A. The bottom line is that Question 3 presents a concept. It offers no details and no solutions regarding very real power delivery issues. It leaves all the details to the Legislature. The Nevada Legislature has 63 members, of which only 5 represent areas served by rural utilities like the Power District. Depending on how the legislature pens the laws to implement Question 3, it very likely could:
- Prevent the Power District from selling energy. The Power District may just become a poles and wires company. You will purchase your energy from a new middleman called a retail energy provider. Retail energy providers are for profit businesses. The Power District is a not-for-profit district.

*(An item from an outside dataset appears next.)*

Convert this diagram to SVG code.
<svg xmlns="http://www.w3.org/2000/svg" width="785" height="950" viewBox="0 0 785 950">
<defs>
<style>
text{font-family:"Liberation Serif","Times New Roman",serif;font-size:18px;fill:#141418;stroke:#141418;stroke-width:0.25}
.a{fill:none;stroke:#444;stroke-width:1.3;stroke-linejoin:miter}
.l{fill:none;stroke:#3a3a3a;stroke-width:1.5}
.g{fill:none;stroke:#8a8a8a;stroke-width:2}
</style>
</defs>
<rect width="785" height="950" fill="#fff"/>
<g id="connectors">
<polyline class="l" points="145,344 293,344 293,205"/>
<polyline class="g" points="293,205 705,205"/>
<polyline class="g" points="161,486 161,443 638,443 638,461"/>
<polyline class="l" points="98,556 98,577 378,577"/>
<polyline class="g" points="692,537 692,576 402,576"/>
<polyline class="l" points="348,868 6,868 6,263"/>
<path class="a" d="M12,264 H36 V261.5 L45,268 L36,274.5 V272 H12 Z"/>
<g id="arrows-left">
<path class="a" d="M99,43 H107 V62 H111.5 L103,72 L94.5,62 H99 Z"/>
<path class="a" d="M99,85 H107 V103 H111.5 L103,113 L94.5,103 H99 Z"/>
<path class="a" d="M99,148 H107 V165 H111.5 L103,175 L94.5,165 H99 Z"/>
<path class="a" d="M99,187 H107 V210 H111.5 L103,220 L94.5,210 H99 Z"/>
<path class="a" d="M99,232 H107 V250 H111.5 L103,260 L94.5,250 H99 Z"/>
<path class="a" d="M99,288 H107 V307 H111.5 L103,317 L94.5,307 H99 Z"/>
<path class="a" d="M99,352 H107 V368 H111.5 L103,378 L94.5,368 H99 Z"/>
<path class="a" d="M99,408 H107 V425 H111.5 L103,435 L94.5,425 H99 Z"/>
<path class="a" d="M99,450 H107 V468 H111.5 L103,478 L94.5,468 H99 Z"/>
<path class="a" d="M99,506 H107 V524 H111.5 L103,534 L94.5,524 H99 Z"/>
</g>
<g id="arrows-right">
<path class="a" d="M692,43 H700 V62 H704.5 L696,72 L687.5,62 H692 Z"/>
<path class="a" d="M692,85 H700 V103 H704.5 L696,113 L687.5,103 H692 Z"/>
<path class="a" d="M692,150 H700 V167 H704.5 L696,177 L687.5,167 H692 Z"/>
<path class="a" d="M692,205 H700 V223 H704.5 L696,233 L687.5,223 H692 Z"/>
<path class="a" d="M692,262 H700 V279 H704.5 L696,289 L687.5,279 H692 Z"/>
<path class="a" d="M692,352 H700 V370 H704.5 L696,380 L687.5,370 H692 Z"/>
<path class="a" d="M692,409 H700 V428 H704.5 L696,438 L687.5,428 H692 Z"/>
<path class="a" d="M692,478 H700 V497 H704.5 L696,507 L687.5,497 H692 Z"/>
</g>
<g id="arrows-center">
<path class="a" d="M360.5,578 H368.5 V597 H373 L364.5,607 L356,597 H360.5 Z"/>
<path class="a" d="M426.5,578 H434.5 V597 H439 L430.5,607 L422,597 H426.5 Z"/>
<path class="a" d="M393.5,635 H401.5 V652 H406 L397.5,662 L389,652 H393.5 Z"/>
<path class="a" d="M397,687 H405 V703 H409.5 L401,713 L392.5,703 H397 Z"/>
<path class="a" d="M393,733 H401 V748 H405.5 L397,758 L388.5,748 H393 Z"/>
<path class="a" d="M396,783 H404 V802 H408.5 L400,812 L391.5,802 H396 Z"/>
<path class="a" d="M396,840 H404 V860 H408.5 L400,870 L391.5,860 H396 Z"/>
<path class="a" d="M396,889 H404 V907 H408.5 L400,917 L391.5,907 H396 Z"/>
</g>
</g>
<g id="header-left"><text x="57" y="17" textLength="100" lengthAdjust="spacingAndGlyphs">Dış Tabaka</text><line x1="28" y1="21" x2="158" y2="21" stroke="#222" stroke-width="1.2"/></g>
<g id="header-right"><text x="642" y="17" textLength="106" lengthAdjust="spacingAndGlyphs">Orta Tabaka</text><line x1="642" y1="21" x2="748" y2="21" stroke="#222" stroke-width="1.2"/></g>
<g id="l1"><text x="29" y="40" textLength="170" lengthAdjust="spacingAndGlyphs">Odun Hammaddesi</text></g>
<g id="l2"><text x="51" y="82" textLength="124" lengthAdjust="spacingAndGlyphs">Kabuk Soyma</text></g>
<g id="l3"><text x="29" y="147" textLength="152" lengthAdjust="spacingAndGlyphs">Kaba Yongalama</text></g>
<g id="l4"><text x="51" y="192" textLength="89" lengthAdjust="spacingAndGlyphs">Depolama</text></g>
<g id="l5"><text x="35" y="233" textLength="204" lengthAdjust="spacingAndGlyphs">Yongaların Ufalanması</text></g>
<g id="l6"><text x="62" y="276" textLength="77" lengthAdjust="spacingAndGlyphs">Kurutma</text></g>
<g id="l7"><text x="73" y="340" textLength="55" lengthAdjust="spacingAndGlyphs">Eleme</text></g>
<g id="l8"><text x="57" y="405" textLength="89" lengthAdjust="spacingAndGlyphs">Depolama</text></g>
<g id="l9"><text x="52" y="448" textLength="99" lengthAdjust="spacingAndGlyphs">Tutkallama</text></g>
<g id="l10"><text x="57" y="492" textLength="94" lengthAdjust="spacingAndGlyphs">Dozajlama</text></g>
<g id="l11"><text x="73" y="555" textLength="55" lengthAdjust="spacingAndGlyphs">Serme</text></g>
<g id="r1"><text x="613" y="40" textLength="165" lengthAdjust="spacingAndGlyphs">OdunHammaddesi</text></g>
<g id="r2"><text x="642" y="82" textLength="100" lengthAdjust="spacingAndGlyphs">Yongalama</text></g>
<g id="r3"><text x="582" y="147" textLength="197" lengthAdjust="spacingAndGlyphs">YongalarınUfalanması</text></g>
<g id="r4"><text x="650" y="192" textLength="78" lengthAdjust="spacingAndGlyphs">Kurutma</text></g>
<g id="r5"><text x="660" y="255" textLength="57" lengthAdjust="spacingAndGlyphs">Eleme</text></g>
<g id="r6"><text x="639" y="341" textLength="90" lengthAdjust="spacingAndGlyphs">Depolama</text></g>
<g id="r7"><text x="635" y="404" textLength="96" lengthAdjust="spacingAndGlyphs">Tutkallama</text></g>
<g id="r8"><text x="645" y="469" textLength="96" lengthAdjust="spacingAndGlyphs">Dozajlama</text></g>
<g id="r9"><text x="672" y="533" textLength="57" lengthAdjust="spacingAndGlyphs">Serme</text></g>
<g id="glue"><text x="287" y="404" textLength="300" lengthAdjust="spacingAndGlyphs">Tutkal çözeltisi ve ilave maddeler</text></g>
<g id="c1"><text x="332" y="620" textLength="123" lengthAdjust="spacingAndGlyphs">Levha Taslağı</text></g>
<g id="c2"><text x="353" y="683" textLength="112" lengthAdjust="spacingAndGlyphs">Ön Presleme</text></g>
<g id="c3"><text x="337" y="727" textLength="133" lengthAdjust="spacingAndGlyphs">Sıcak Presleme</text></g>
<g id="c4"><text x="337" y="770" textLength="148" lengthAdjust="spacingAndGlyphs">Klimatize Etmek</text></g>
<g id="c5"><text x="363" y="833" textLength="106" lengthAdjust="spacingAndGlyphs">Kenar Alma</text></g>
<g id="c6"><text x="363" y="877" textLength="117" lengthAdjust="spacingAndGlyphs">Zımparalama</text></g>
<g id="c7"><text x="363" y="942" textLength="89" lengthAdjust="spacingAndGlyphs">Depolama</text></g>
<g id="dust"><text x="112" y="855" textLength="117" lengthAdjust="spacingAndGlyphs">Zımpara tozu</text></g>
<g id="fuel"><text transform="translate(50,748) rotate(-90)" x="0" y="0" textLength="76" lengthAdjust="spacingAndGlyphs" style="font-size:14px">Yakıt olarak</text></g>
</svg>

- Cause Overton Power District No. 5 to lose access to Hoover Dam hydropower. The energy the Power District provides comes from a contract with Morgan Stanley and Hoover Dam. Hoover Dam is one of the lowest cost resources in the entire southwest. Retail energy providers will not have access to Hoover hydropower under Federal law. They will buy energy on the wholesale market, add a profit markup to it, and resell that energy to you.
- Require NV Energy, the investor-owned utility serving Las Vegas and Reno, to sell off all their generation plants. The difference between the book value of these plants and what they actually sell them for is called stranded costs. These stranded costs may be charged to all consumers in Nevada as an additional cost on their power bill.
- Require NV Energy to transfer the transmission grid in Nevada to an independent system operator. The only independent system operator in the western U.S. is the California Independent System Operator (CAISO). CAISO transmission rates are significantly higher than those in Nevada. The Power District uses the transmission grid. Transfer of this grid to CAISO may result in a significant cost increase.